Dream comes true for booters

The Philippine women's national football team.
AFC

MANILA, Philippines — Olivia McDaniel, Chandler McDaniel, Tara Shelton and Cam Rodriguez of the Philippine Women’s National Football Team said yesterday coach Alen Stajcic’s squad will work three times harder for the 2023 FIFA World Cup than the recent AFC Women’s Asian Cup where the booters made it to the semifinals.

In a collective commitment, they said it’s a dream come true to play on the sport’s biggest stage and vowed to compete proudly in making history as the first Philippine football team, male or female, to qualify for the 32-nation World Cup. At the moment, the team is on vacation mode after sacrificing four months to prepare for the India qualifiers. Then, it will regroup to begin training for the SEA Games in May. “Before we broke up, we agreed to be responsible and accountable with individual training so we’ll be ready when the time comes,” said the 20-year-old Shelton who played on the Philippine side that took fourth in the last SEA Games.

The team is slated to compete in the SEA Games, ASEAN Championships and Asian Games this year with the mindset of playing at a higher level than the Asian Cup.
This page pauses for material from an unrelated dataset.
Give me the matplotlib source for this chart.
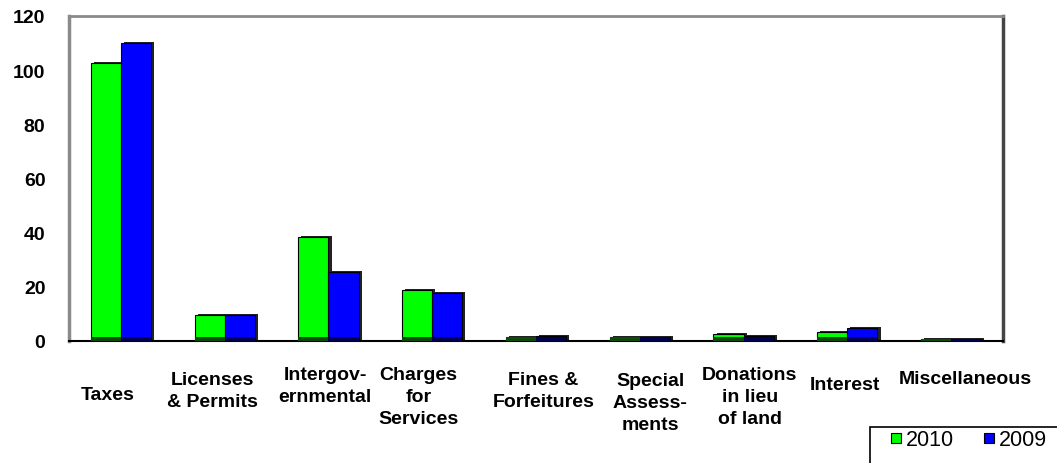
import matplotlib.pyplot as plt
import matplotlib.transforms as mtransforms
from matplotlib.patches import Rectangle
from matplotlib.lines import Line2D

plt.rcParams['font.family'] = ['Liberation Sans', 'DejaVu Sans']

# revenue by source
categories = ["Taxes", "Licenses\n& Permits", "Intergov-\nernmental", "Charges\nfor\nServices",
              "Fines &\nForfeitures", "Special\nAssess-\nments", "Donations\nin lieu\nof land",
              "Interest", "Miscellaneous"]
vals_2010 = [102.5, 9.5, 38.5, 18.8, 1.5, 1.5, 2.6, 3.2, 0.6]
vals_2009 = [110.0, 9.5, 25.6, 17.8, 2.0, 1.5, 1.8, 4.7, 0.6]

# label placement (x shift in category units, y of label centre in figure pixels)
label_dx = [-0.125, -0.115, -0.03, -0.135, 0.07, 0.1, 0.06, -0.02, 0.135]
label_y = [395, 391.5, 386.5, 397.5, 391.5, 403.5, 397.5, 385, 380]

W, H = 1057, 464
fig = plt.figure(figsize=(W / 100, H / 100), dpi=100)
ax = fig.add_axes([69 / W, 1 - 342 / H, (1003 - 69) / W, (342 - 17) / H])

x = list(range(len(categories)))
bw = 0.29
series = [(vals_2010, -bw / 2, '#00ff00', '#0b4a0b', '2010'),
          (vals_2009, bw / 2, '#0000ff', '#000050', '2009')]

for vals, off, col, dark, lab in series:
    xs = [i + off for i in x]
    # shadow on the right/top
    ax.bar([v + 0.03 for v in xs], [v + 0.4 for v in vals], width=bw, color='#222222',
           edgecolor='none', zorder=2)
    ax.bar(xs, vals, width=bw, color=col, edgecolor='black', linewidth=0.8, zorder=3)
    # dark floor band
    ax.bar(xs, [min(v, 1.4) for v in vals], width=bw, color=dark, edgecolor='none', zorder=4)

ax.set_xlim(-0.5, len(categories) - 0.5)
ax.set_ylim(0, 120)
ax.set_yticks(range(0, 121, 20))
ax.tick_params(axis='y', length=0, pad=17, labelsize=14)
for t in ax.get_yticklabels():
    t.set_fontweight('bold')
ax.set_xticks([])

ax.spines['left'].set_color('#8a8a8a')
ax.spines['left'].set_linewidth(2.5)
ax.spines['top'].set_color('#8a8a8a')
ax.spines['top'].set_linewidth(2)
ax.spines['right'].set_color('#444444')
ax.spines['right'].set_linewidth(2.5)
ax.spines['bottom'].set_color('black')
ax.spines['bottom'].set_linewidth(1.5)

trans = mtransforms.blended_transform_factory(ax.transData, fig.transFigure)
for i, lab in enumerate(categories):
    ax.text(i + label_dx[i], 1 - label_y[i] / H, lab, transform=trans, ha='center', va='center',
            fontsize=14, fontweight='bold', linespacing=1.4, clip_on=False)

# legend box running off the bottom edge
fig.patches.append(Rectangle((870 / W, -0.05), 0.2, 1 - 428 / H + 0.05, transform=fig.transFigure,
                             facecolor='white', edgecolor='black', linewidth=1.2))
handles = [Line2D([], [], marker='s', linestyle='none', markersize=7.5, markerfacecolor=c,
                  markeredgecolor='black', markeredgewidth=0.8) for c in ('#00ff00', '#0000ff')]
fig.legend(handles, ['2010', '2009'], loc='center left', bbox_to_anchor=(890 / W, 1 - 441 / H),
           ncol=2, frameon=False, handlelength=0.6, handletextpad=0.15, columnspacing=1.3,
           fontsize=15.5, borderpad=0, borderaxespad=0)

fig.savefig('out.png', dpi=100)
Rodriguez said making it to the World Cup is both a culmination and beginning in her football story that started when she claimed MVP honors in the 2009 and 2010 Palarong Pambansa. “It’s like going full circle,” she said. “This is what I’ve been dreaming of, working hard for, since growing up in football through the Palaro, RIFA and UAAP.”

Meeting up with football legends on the field at the World Cup is on their wish list. Rodriguez said her idols are Japan’s Mana Iwabuchi and Spain’s Alexia Putellas while Shelton named the Netherlands’ Vivianne Miedema. The McDaniel sisters had different choices with Olivia picking South Korea’s Ji So Yun and Chandler, Scotland’s Erin Cuthbert. “I didn’t get tested by Ji in our game against South Korea because she was pulled out early but she scored an incredible goal against Australia,” said Olivia, nicknamed the Pink Panther.

The McDaniel sisters grew up playing football, coached by their father Clint. “I was six and Olivia was seven when we started playing together on the same team,” said Chandler who scored the only goal in the Philippines’ 1-0 win over Thailand in the Asian Cup. “Liv and I played on the same high school team then we went to different colleges before getting together again at the University of Minnesota at Milwaukee. What I like about Liv is how far she kicks the crap out of the ball and what I don’t like is if I have to get it. Against Chinese-Taipei in the penalty shootout, no doubt, I knew Liv would save our butts.”

In the shootout, Chinese-Taipei could’ve gone up 4-2 but the crucial penalty hit the post and bounced out. “That was Jesus out there,” said Olivia. “At the start of the shootout, I was a little off center but I focused, told myself I’m gonna get one, I couldn’t let the team down so I saved one then I forgot it was my turn to do the penalty kick which I converted. I came back to save another one. I knew we were going to win it, no matter what.”